I actually think I saw a system like this at the local computer surplus
place about a year ago. It had a display like a Microfiche viewer with
a MO disk drive and a hard copy output connection to a laser printer.
Somewhere I have one of the disks.
*****PREPARE FOR LONGWINDED COMMENTS*****
I'll bet the data is not in a standard format. The hospital where I work
has lots of MO disk using systems, CT scanners, data backups for patient
monitoring, Cardiology cath lab and they all use non standard data
formats. The CT and cath lab are the worst they use a raw file
structure that is directly read and written by the system. They also
encode the data in a compressed format to pack more data on the disk.

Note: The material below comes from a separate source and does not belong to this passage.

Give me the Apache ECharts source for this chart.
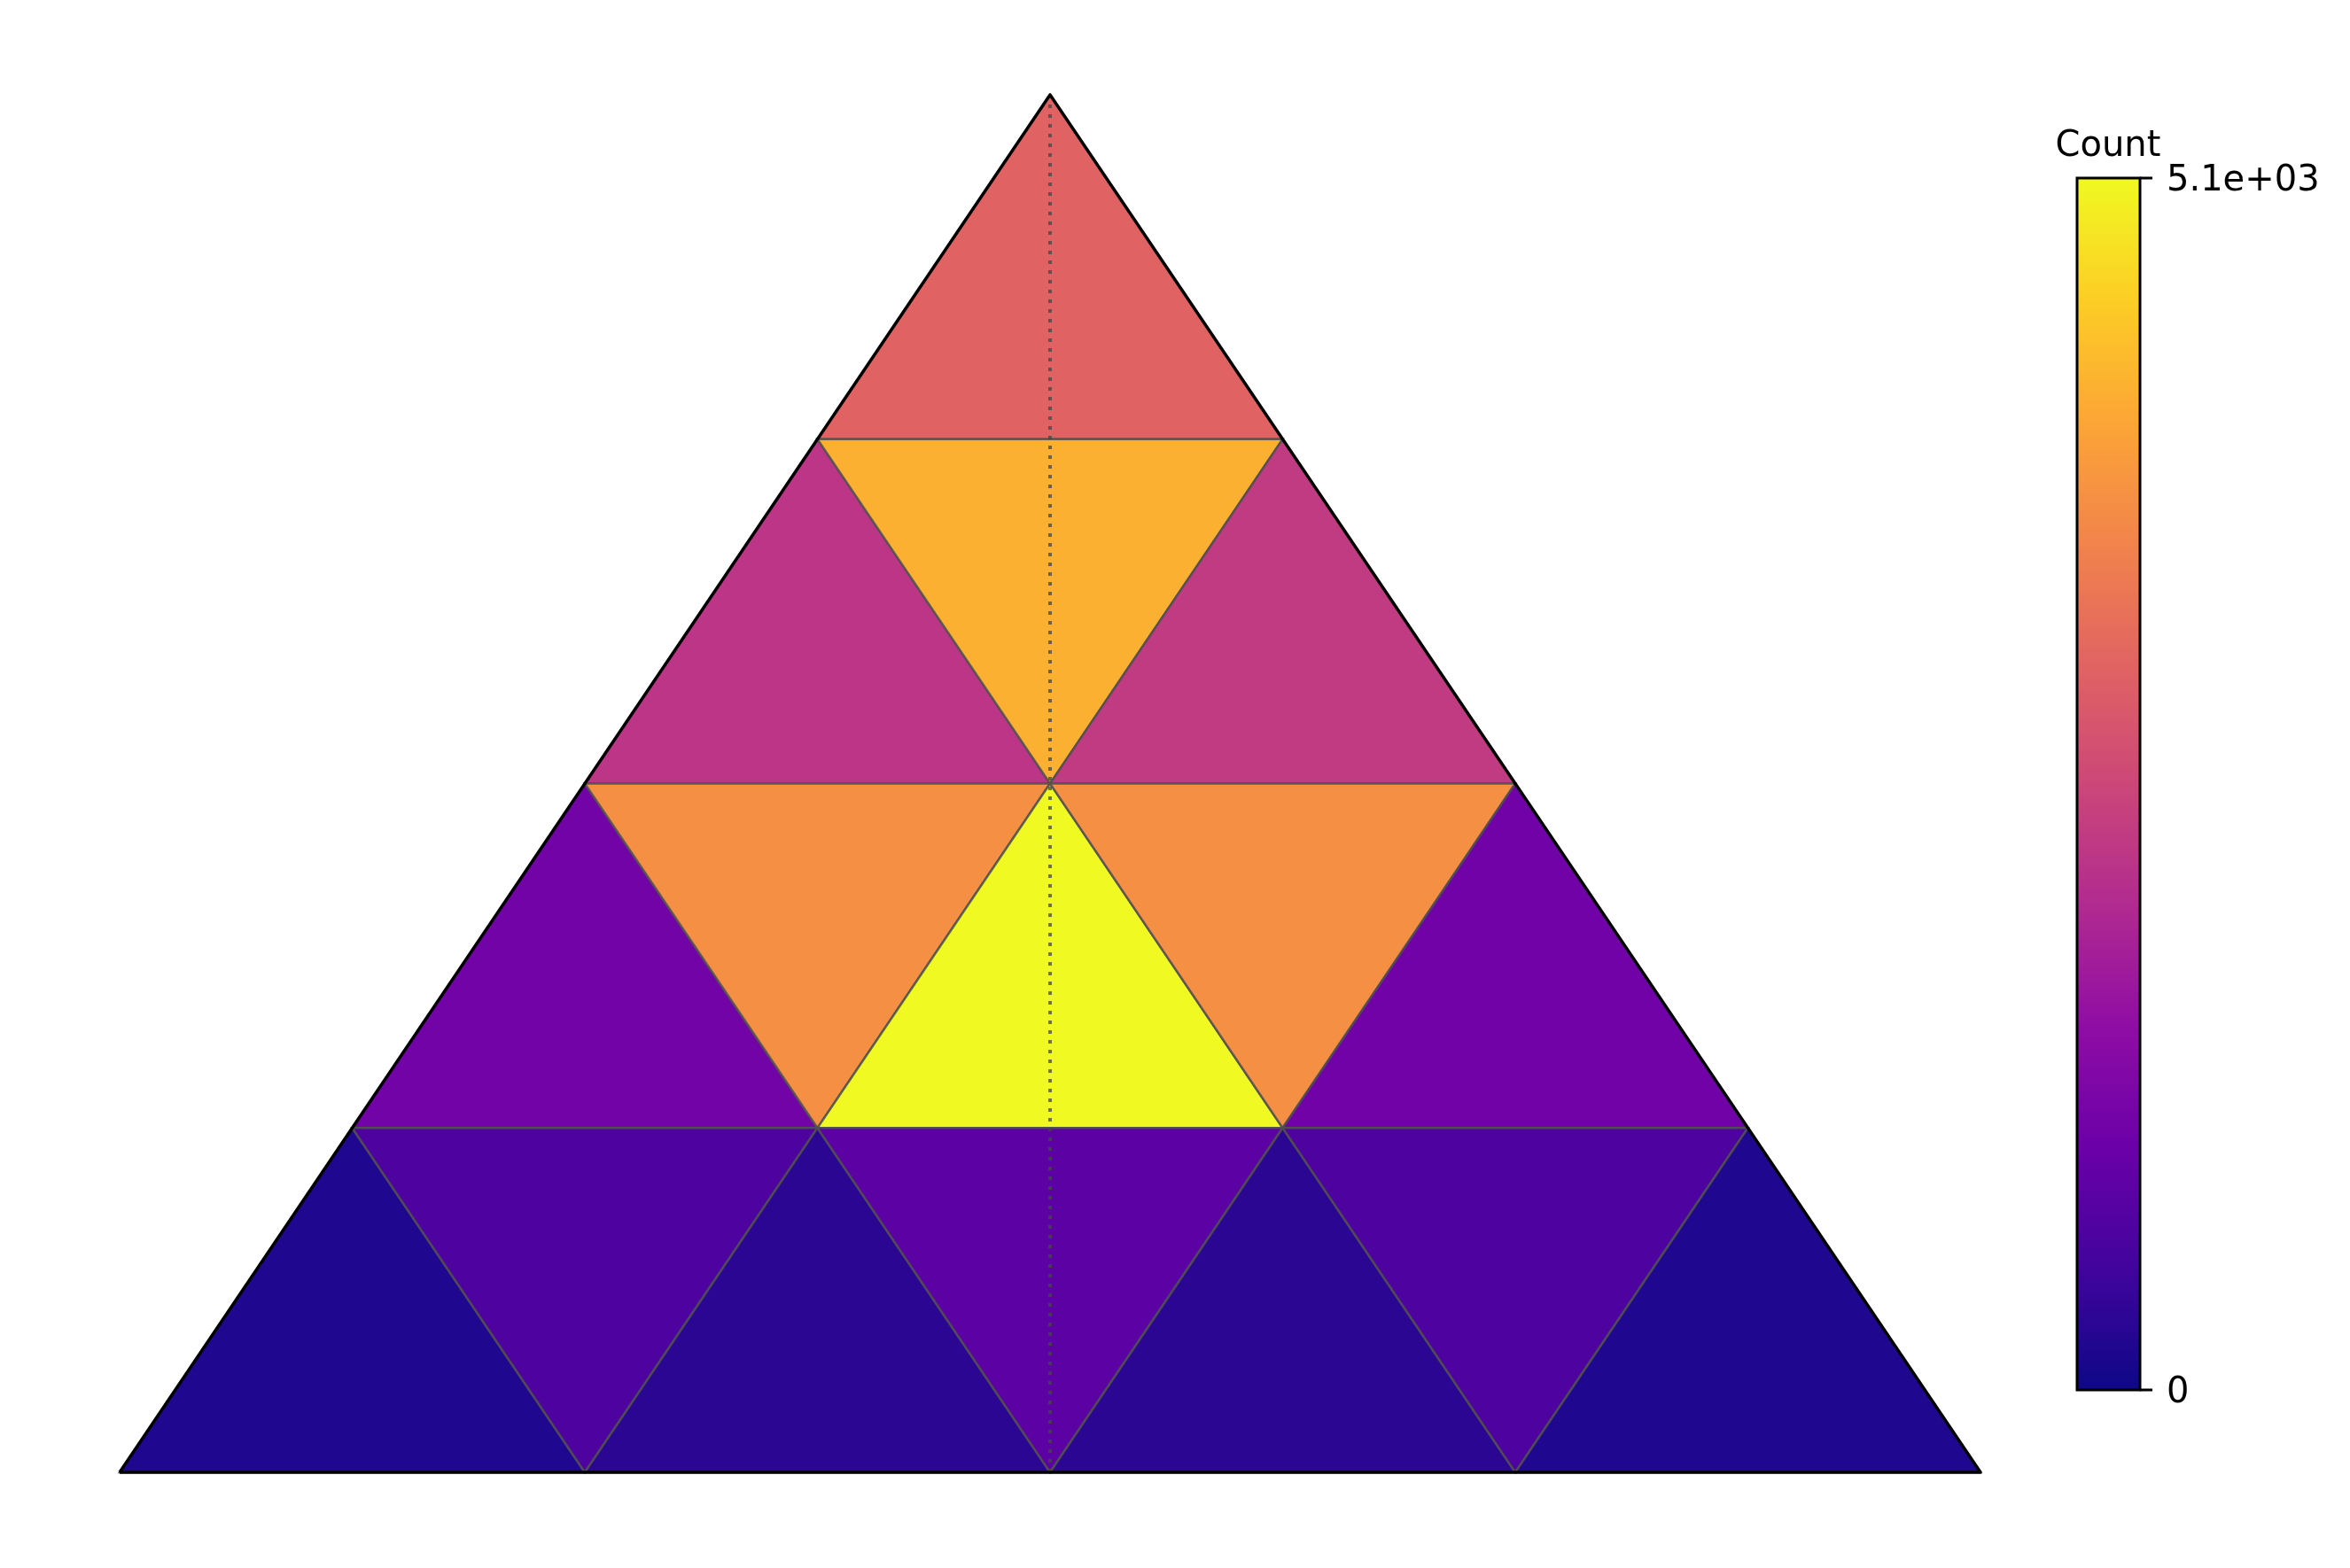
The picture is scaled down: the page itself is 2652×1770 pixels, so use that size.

The MO disk media manufacturers are also not producing the media any
more.
I have several of the drives but we have never been able to read one of
the disks without the drive it was originally created on. The venders
consider the storage format proprietary and will not release it.

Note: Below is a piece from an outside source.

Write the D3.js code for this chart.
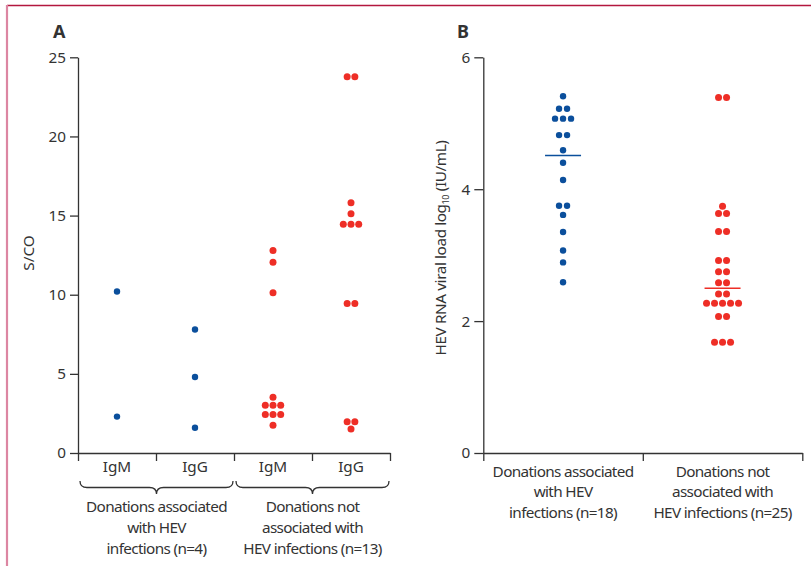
<!DOCTYPE html>
<html>
<head>
<meta charset="utf-8">
<script src="https://cdn.jsdelivr.net/npm/d3@7"></script>
<style>
  body { margin: 0; background: #fff; }
  text { font-family: "Noto Sans", sans-serif; fill: #333; white-space: pre; }
</style>
</head>
<body>
<svg id="chart" width="811" height="566"></svg>
<script>
// panel A: antibody S/CO per donation group
var catsA = ['IgM', 'IgG', 'IgM', 'IgG'];
var bracesA = [
  ['Donations associated', 'with HEV', 'infections (n=4)'],
  ['Donations not', 'associated with', 'HEV infections (n=13)']
];
var valuesA = [
  [10.2, 2.3],
  [7.8, 4.8, 1.6],
  [12.8, 12.05, 10.13, 3.52, 3.01, 3.01, 3.01, 2.44, 2.44, 2.44, 1.75],
  [23.77, 23.77, 15.81, 15.12, 14.45, 14.45, 14.45, 9.45, 9.45, 1.98, 1.98, 1.52]
];
var ticksA = [0, 5, 10, 15, 20, 25];

// panel B: viral load
var catsB = [
  ['Donations associated', 'with HEV', 'infections (n=18)'],
  ['Donations not', 'associated with', 'HEV infections (n=25)']
];
var valuesB = [
  [5.41, 5.22, 5.22, 5.07, 5.07, 5.07, 4.82, 4.82, 4.59, 4.40, 4.14, 3.75, 3.75, 3.61, 3.35, 3.07, 2.89, 2.59],
  [5.39, 5.39, 3.74, 3.63, 3.63, 3.36, 3.36, 2.92, 2.92, 2.75, 2.75, 2.58, 2.58, 2.41, 2.41,
   2.27, 2.27, 2.27, 2.27, 2.27, 2.07, 2.07, 1.68, 1.68, 1.68]
];
var mediansB = [4.51, 2.50];
var ticksB = [0, 2, 4, 6];

var colors = ['#0b4f9c', '#ee2e26'];
var svg = d3.select('#chart');
var fs = 15.3;

// frame
svg.append('line').attr('x1', 7).attr('x2', 811).attr('y1', 5.5).attr('y2', 5.5)
  .attr('stroke', '#b3173f').attr('stroke-width', 1.4);
svg.append('line').attr('x1', 7).attr('x2', 7).attr('y1', 5).attr('y2', 566)
  .attr('stroke', '#dc86a2').attr('stroke-width', 2.2);

//spread equal values sideways like a dot plot
function swarm(vals, spacing) {
  var out = [], counts = d3.rollup(vals, function (v) { return v.length; }, function (d) { return d; });
  var seen = new Map();
  vals.forEach(function (v) {
    var n = counts.get(v), k = seen.get(v) || 0;
    seen.set(v, k + 1);
    out.push({ v: v, dx: (k - (n - 1) / 2) * spacing });
  });
  return out;
}

function styleAxis(g) {
  g.selectAll('path.domain').attr('stroke', '#333').attr('stroke-width', 1.3);
  g.selectAll('.tick line').attr('stroke', '#333').attr('stroke-width', 1.3);
  g.selectAll('.tick text').attr('font-size', fs).attr('fill', '#333')
    .attr('font-family', '"Noto Sans", sans-serif');
}

// ---------- panel A ----------
var yA = d3.scaleLinear().domain([0, 25]).range([453, 57.3]);
var edgeA = d3.scaleLinear().domain([0, catsA.length]).range([78, 390]);
var bandA = d3.scaleBand().domain(d3.range(catsA.length)).range([78, 390]);

var gA = svg.append('g');
gA.append('g').attr('transform', 'translate(78,0)')
  .call(d3.axisLeft(yA).tickValues(ticksA).tickFormat(d3.format('d')).tickSize(8).tickSizeOuter(0).tickPadding(4))
  .call(styleAxis);
gA.append('g').attr('transform', 'translate(0,453)')
  .call(d3.axisBottom(edgeA).tickValues(d3.range(catsA.length + 1)).tickFormat('').tickSize(8).tickSizeOuter(0))
  .call(styleAxis);

gA.selectAll('.catA').data(catsA).enter().append('text')
  .attr('x', function (d, i) { return bandA(i) + bandA.bandwidth() / 2; })
  .attr('y', 472).attr('text-anchor', 'middle').attr('font-size', fs)
  .text(function (d) { return d; });

valuesA.forEach(function (vals, i) {
  gA.selectAll(null).data(swarm(vals, 7.7)).enter().append('circle')
    .attr('cx', function (d) { return bandA(i) + bandA.bandwidth() / 2 + d.dx; })
    .attr('cy', function (d) { return yA(d.v); })
    .attr('r', i < 2 ? 3.2 : 3.5)
    .attr('fill', colors[i < 2 ? 0 : 1]);
});

// braces under pairs of columns
bracesA.forEach(function (lines, j) {
  var x0 = edgeA(j * 2) + 2, x1 = edgeA(j * 2 + 2) - 1, mid = (x0 + x1) / 2;
  var y0 = 481, y1 = 487.5, y2 = 494, q = 7;
  var p = 'M' + x0 + ',' + y0 + ' Q' + x0 + ',' + y1 + ' ' + (x0 + q) + ',' + y1 +
    ' L' + (mid - q) + ',' + y1 + ' Q' + mid + ',' + y1 + ' ' + mid + ',' + y2 +
    ' Q' + mid + ',' + y1 + ' ' + (mid + q) + ',' + y1 +
    ' L' + (x1 - q) + ',' + y1 + ' Q' + x1 + ',' + y1 + ' ' + x1 + ',' + y0;
  gA.append('path').attr('d', p).attr('fill', 'none').attr('stroke', '#333').attr('stroke-width', 1.3);
  lines.forEach(function (t, k) {
    gA.append('text').attr('x', mid).attr('y', 511.5 + k * 21.3)
      .attr('text-anchor', 'middle').attr('font-size', fs).attr('letter-spacing', -0.65).text(t);
  });
});

gA.append('text').attr('transform', 'translate(34,253) rotate(-90)')
  .attr('text-anchor', 'middle').attr('font-size', fs).text('S/CO');
gA.append('text').attr('x', 53).attr('y', 38).attr('font-size', 18).attr('font-weight', 'bold')
  .attr('fill', '#222').text('A');

// ---------- panel B ----------
var yB = d3.scaleLinear().domain([0, 6]).range([453, 57.3]);
var edgeB = d3.scaleLinear().domain([0, catsB.length]).range([483.3, 802.3]);
var bandB = d3.scaleBand().domain(d3.range(catsB.length)).range([483.3, 802.3]);

var gB = svg.append('g');
gB.append('g').attr('transform', 'translate(483.3,0)')
  .call(d3.axisLeft(yB).tickValues(ticksB).tickFormat(d3.format('d')).tickSize(9).tickSizeOuter(0).tickPadding(4))
  .call(styleAxis);
gB.append('g').attr('transform', 'translate(0,453)')
  .call(d3.axisBottom(edgeB).tickValues(d3.range(catsB.length + 1)).tickFormat('').tickSize(8).tickSizeOuter(0))
  .call(styleAxis);

catsB.forEach(function (lines, i) {
  lines.forEach(function (t, k) {
    gB.append('text').attr('x', bandB(i) + bandB.bandwidth() / 2).attr('y', 476.5 + k * 20.5)
      .attr('text-anchor', 'middle').attr('font-size', fs).attr('letter-spacing', -0.65).text(t);
  });
});

valuesB.forEach(function (vals, i) {
  var cx = bandB(i) + bandB.bandwidth() / 2;
  gB.selectAll(null).data(swarm(vals, 8)).enter().append('circle')
    .attr('cx', function (d) { return cx + d.dx; })
    .attr('cy', function (d) { return yB(d.v); })
    .attr('r', i === 0 ? 3.2 : 3.5)
    .attr('fill', colors[i]);
  gB.append('line').attr('x1', cx - 18).attr('x2', cx + 18)
    .attr('y1', yB(mediansB[i])).attr('y2', yB(mediansB[i]))
    .attr('stroke', colors[i]).attr('stroke-width', 1.5);
});

var yLab = gB.append('text').attr('transform', 'translate(446,248) rotate(-90)')
  .attr('text-anchor', 'middle').attr('font-size', fs).attr('letter-spacing', -0.4);
yLab.append('tspan').text('HEV RNA viral load log');
yLab.append('tspan').attr('font-size', 9).attr('dy', 3).text('10');
yLab.append('tspan').attr('dy', -3).text('\u00a0(IU/mL)');

gB.append('text').attr('x', 457).attr('y', 38).attr('font-size', 18).attr('font-weight', 'bold')
  .attr('fill', '#222').text('B');
</script>
</body>
</html>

Back 10-12 years in the past we reverse engineered the data structure
that was on an LMSI 12" optical drive containing digital x-ray images.

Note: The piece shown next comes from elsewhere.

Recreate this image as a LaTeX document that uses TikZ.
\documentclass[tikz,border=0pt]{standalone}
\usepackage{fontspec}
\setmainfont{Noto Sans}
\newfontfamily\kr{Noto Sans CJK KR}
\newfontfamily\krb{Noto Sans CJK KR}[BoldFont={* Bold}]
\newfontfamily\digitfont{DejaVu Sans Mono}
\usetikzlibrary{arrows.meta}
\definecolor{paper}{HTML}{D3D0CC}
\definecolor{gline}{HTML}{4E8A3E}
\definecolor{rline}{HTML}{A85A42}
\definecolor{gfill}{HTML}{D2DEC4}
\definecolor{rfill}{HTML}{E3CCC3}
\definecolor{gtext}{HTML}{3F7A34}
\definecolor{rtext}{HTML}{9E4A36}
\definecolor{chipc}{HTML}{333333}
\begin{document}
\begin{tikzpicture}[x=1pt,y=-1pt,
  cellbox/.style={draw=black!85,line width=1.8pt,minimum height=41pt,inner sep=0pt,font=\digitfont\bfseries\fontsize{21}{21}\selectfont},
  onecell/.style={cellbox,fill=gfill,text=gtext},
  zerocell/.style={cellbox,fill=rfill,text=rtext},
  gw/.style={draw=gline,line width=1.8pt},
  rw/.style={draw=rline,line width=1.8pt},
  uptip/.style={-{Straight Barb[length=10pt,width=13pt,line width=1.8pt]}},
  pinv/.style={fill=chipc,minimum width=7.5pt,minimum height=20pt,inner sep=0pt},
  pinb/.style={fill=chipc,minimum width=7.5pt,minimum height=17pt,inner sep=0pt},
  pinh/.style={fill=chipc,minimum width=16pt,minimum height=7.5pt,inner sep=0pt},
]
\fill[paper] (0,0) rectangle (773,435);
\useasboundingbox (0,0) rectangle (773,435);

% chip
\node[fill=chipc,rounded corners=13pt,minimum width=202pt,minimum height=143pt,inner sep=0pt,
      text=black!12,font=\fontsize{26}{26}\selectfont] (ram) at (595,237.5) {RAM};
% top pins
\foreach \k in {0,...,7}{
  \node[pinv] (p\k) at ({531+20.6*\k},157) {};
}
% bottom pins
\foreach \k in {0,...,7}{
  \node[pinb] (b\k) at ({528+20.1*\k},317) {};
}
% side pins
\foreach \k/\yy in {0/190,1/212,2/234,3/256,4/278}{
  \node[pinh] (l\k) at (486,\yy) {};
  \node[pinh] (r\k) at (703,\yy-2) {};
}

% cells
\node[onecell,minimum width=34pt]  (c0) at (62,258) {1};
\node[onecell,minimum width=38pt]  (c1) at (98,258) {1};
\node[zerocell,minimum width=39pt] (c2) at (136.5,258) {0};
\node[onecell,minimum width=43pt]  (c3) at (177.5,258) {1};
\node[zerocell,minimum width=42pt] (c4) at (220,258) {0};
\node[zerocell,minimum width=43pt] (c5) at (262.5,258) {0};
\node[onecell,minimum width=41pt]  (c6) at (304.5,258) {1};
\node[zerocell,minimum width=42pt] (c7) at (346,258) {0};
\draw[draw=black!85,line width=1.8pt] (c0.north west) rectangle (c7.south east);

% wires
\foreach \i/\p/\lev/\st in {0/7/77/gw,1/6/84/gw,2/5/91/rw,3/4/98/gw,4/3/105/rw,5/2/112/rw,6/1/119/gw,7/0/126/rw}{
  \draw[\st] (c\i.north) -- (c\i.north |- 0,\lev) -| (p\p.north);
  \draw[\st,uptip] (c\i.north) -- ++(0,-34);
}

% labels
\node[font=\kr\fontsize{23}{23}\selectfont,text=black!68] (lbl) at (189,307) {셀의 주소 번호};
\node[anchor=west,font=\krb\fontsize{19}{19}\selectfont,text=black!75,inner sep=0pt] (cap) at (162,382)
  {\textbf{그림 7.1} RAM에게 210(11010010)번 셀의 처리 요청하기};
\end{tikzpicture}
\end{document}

There was a hierarchy on the disk and the data was stored in a run
length encoded format of the differences between different resolutions
of the images. We made disks up with 1 image and then compared it to a
blank disk, then added an additional image and repeated the process. We
were eventually able to read the disks offline and purchased LMSI drive
to connect to our VAX.
We have this exact problem today, a SCSI MO disk from a GE CT scanner
and no system to read it. We kept the drive but there is no software.
GE will sell you a system with software to read the disk for $20,000 or
transfer an individual disk for a fee.